The following table provides a guide to help you select the appropriate model variation based on your system’s available memory. It includes key details such as memory usage, the resources required, and the expected speed. This should serve as a reference point when deciding which model to run on your local setup.

System Memory Model Variation Memory Usage Resources Required Speed Notes
8 GB Model-8B-Q3_K_L ~4 GB Low Fast Best for systems with very limited memory, providing decent performance and speed for general tasks.
  Model-8B-Q5_K_M ~6 GB Moderate Moderate Balances performance and precision, suitable for more detailed tasks within the 8 GB limit.
  Model-8B-Q6_K ~7 GB High Moderate Higher precision, ideal for more detailed tasks while nearing the 8 GB memory cap.
16 GB Model-13B-Q4_K_M ~8 GB Low Moderate Suitable for systems with 16 GB, balancing precision and performance effectively.
  Model-13B-Q5_K_M ~10 GB Moderate Moderate Closer to the upper end of 16 GB, offering more precision for complex tasks.
  Model-13B-Q6_K_S ~14-16 GB High Slower Nears the 16 GB limit, offering maximum precision and detail for demanding tasks.
32 GB Model-34B-Q5_K_S ~18 GB Low Moderate Good for systems around 16-32 GB, providing high precision and detailed outputs without using all available memory.
  Model-34B-Q6_K_M ~24 GB Moderate Moderate High precision, nearing the upper end of 32 GB, making it suitable for detailed and demanding tasks.
  Model-34B-Q8_0 ~28-32 GB High Slower Pushes the 32 GB limit, offering top-tier performance and precision for complex tasks.
64 GB+ Model-70B-IQ2_M ~22 GB Low Moderate Suitable for systems with more memory, balancing GPU offload and high precision while not fully utilizing 64 GB.
  Model-70B-Q4_K_S ~35 GB Moderate Moderate Fits well within 64 GB systems, offering higher precision and detailed outputs while utilizing a significant portion of memory.
  Model-70B-Q6_K_S ~40 GB High Slower Requires 64 GB or more, providing the highest precision and performance but with slower speeds.

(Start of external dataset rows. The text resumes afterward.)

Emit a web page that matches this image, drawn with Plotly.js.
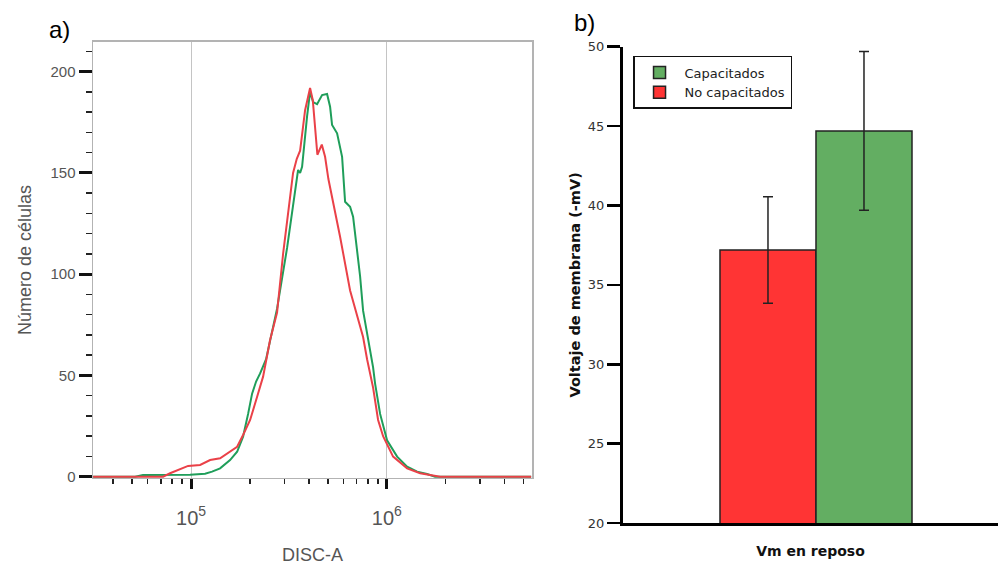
<!DOCTYPE html>
<html>
<head>
<meta charset="utf-8">
<script src="https://cdn.plot.ly/plotly-3.0.1.min.js"></script>
<style>html,body{margin:0;padding:0;background:#fff;}#chart{width:998px;height:565px;}</style>
</head>
<body>
<div id="chart"></div>
<script>
// ---- Panel a) histogram data (DISC-A vs number of cells) ----
const discA_cap = [31600, 51730, 56850, 98830, 117900, 128000, 140700, 158200, 171900, 184400, 195600, 205000, 214900, 225300, 241700, 275000, 309400, 339900, 352200, 360600, 369100, 391400, 405500, 420100, 440300, 467000, 495200, 513200, 525400, 557200, 570500, 591000, 612200, 649300, 672600, 700000, 730400, 756600, 802500, 851100, 871300, 924300, 1003000, 1129000, 1270000, 1429000, 1606000, 1765000, 5464000];
const count_cap = [0, 0, 0.8, 0.9, 1.5, 2.5, 4.1, 8.2, 12.3, 19.8, 31, 41, 47, 51, 58, 83, 113, 143, 151.5, 150, 153, 178, 190, 185, 184, 188.5, 189, 182.7, 173.7, 169.6, 165.4, 158, 135.8, 133.3, 128.4, 113.6, 99, 82, 67.5, 54, 46, 31, 18, 9.9, 4.9, 2.5, 1.3, 0, 0];

const discA_nocap = [31600, 71930, 78120, 87870, 96540, 111200, 125100, 140700, 158200, 171900, 184400, 200300, 217500, 233300, 253300, 275000, 295200, 313100, 332000, 346800, 360600, 382400, 405500, 418700, 441900, 465500, 483800, 503000, 533400, 577200, 649300, 705000, 756600, 793000, 851100, 902600, 957400, 1077000, 1270000, 1480000, 1724000, 1873000, 5464000];
const count_nocap = [0, 0, 1.7, 3.6, 5.3, 5.8, 8.2, 9.1, 12.3, 14.8, 20.6, 28, 39.5, 49.4, 67.5, 81, 110, 131, 150, 157, 161, 181, 192, 186, 159, 164, 158, 147, 135, 118.5, 92, 80, 69, 58, 44, 28, 20, 9.9, 4.1, 1.7, 0.8, 0, 0];

// ---- Panel b) bar data (resting membrane voltage, -mV) ----
const barCategory = ['Vm en reposo'];
const seriesNames = ['No capacitados', 'Capacitados'];
const mean_nocap = [37.2];
const err_nocap = [3.35];
const mean_cap = [44.7];
const err_cap = [5.0];

const leftFont = 'Liberation Sans, Arial, sans-serif';
const rightFont = 'DejaVu Sans, Verdana, sans-serif';

const traces = [
  {x: discA_cap, y: count_cap, type: 'scatter', mode: 'lines', xaxis: 'x', yaxis: 'y',
   line: {color: '#1f9e5a', width: 2}, showlegend: false, hoverinfo: 'skip'},
  {x: discA_nocap, y: count_nocap, type: 'scatter', mode: 'lines', xaxis: 'x', yaxis: 'y',
   line: {color: '#ea4148', width: 2}, showlegend: false, hoverinfo: 'skip'},
  {x: barCategory, y: mean_nocap, name: seriesNames[0], type: 'bar', xaxis: 'x2', yaxis: 'y2',
   marker: {color: '#ff3434', line: {color: '#222', width: 1.5}},
   error_y: {type: 'data', array: err_nocap, visible: true, color: '#222', thickness: 1.5, width: 5}},
  {x: barCategory, y: mean_cap, name: seriesNames[1], type: 'bar', xaxis: 'x2', yaxis: 'y2',
   marker: {color: '#63ae62', line: {color: '#222', width: 1.5}},
   error_y: {type: 'data', array: err_cap, visible: true, color: '#222', thickness: 1.5, width: 5}}
];

const layout = {
  width: 998, height: 565,
  margin: {l: 0, r: 0, t: 0, b: 0},
  paper_bgcolor: '#fff', plot_bgcolor: '#fff',
  barmode: 'group', bargap: 0.488, bargroupgap: 0,
  showlegend: true,
  legend: {x: 0.6343, y: 0.9009, xanchor: 'left', yanchor: 'top', traceorder: 'reversed',
           bordercolor: '#111', borderwidth: 1.5, bgcolor: '#fff', itemwidth: 40,
           font: {family: rightFont, size: 13, color: '#222'}, tracegroupgap: 0},
  xaxis: {
    domain: [0.0932, 0.5331], anchor: 'y', type: 'log', range: [4.499, 6.742],
    tickmode: 'linear', tick0: 0, dtick: 1, exponentformat: 'power',
    showgrid: true, gridcolor: '#c4c4c4', gridwidth: 1, zeroline: false,
    showline: true, linecolor: '#b3b3b3', linewidth: 1.5, mirror: true,
    ticks: 'outside', ticklen: 10, tickwidth: 3, tickcolor: '#111', ticklabelstandoff: 12,
    minor: {dtick: 'D1', ticks: 'outside', ticklen: 5, tickwidth: 1.5, tickcolor: '#222', showgrid: false},
    tickfont: {family: leftFont, size: 16, color: '#555'},
    title: {text: 'DISC-A', font: {family: leftFont, size: 18, color: '#555'}, standoff: 26}
  },
  yaxis: {
    domain: [0.154, 0.9257], anchor: 'x', range: [-0.65, 214.7],
    tickmode: 'linear', tick0: 0, dtick: 50,
    showgrid: false, zeroline: false,
    showline: true, linecolor: '#b3b3b3', linewidth: 1.5, mirror: true,
    ticks: 'outside', ticklen: 13, tickwidth: 3, tickcolor: '#111',
    minor: {dtick: 10, ticks: 'outside', ticklen: 6, tickwidth: 1.5, tickcolor: '#222', showgrid: false},
    tickfont: {family: leftFont, size: 15, color: '#555'},
    title: {text: 'Número de células', font: {family: leftFont, size: 18, color: '#555'}, standoff: 14}
  },
  xaxis2: {
    domain: [0.6242, 1], anchor: 'y2', type: 'category', range: [-0.5147, 0.4853],
    showgrid: false, zeroline: false, showline: true, linecolor: '#000', linewidth: 3,
    ticks: '', showticklabels: false,
    title: {text: 'Vm en reposo', font: {family: rightFont, size: 14, color: '#111', weight: 'bold'}, standoff: 22}
  },
  yaxis2: {
    domain: [0.0743, 0.9173], anchor: 'x2', range: [20, 50],
    tickmode: 'linear', tick0: 20, dtick: 5,
    showgrid: false, zeroline: false, showline: true, linecolor: '#000', linewidth: 3,
    ticks: 'outside', ticklen: 13, tickwidth: 2.5, tickcolor: '#000',
    tickfont: {family: rightFont, size: 13, color: '#333'},
    title: {text: 'Voltaje de membrana (-mV)', font: {family: rightFont, size: 14.5, color: '#111', weight: 'bold'}, standoff: 4}
  },
  annotations: [
    {text: 'a)', xref: 'paper', yref: 'paper', x: 0.06, y: 0.947, xanchor: 'center', yanchor: 'middle',
     showarrow: false, font: {family: leftFont, size: 24, color: '#000'}},
    {text: 'b)', xref: 'paper', yref: 'paper', x: 0.586, y: 0.961, xanchor: 'center', yanchor: 'middle',
     showarrow: false, font: {family: leftFont, size: 24, color: '#000'}}
  ]
};

Plotly.newPlot('chart', traces, layout, {displayModeBar: false, staticPlot: true});
</script>
</body>
</html>
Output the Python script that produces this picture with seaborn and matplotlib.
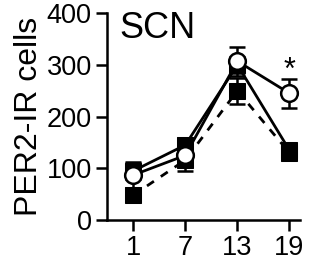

As you can see, these models span a range of memory footprints, from more lightweight options to those requiring significant resources. Based on their memory usage and performance characteristics, they can be grouped into three distinct categories:

  1. Lightweight Models (4 GB - 8 GB): These are ideal for systems with limited memory, offering good performance for general coding tasks and faster response times. They are particularly useful if you’re working on a laptop or a desktop with less RAM.

  2. Moderate Models (~16 GB - 32 GB): These models are suitable for mid-range systems and offer a good balance of precision and performance. They can handle more demanding tasks and are ideal for developers who need more detailed outputs without sacrificing too much speed.

  3. Advanced Models (~32 GB - 40 GB): These models are designed for high-performance systems with significant memory. They are best suited for resource-intensive tasks that require the highest level of detail and precision.

By understanding how different model variations affect memory usage and computational demands, you can make informed decisions that align with your system’s capabilities and your project’s requirements. This table should serve as a quick reference guide to help you match the right model with your hardware, ensuring smooth and efficient performance during development.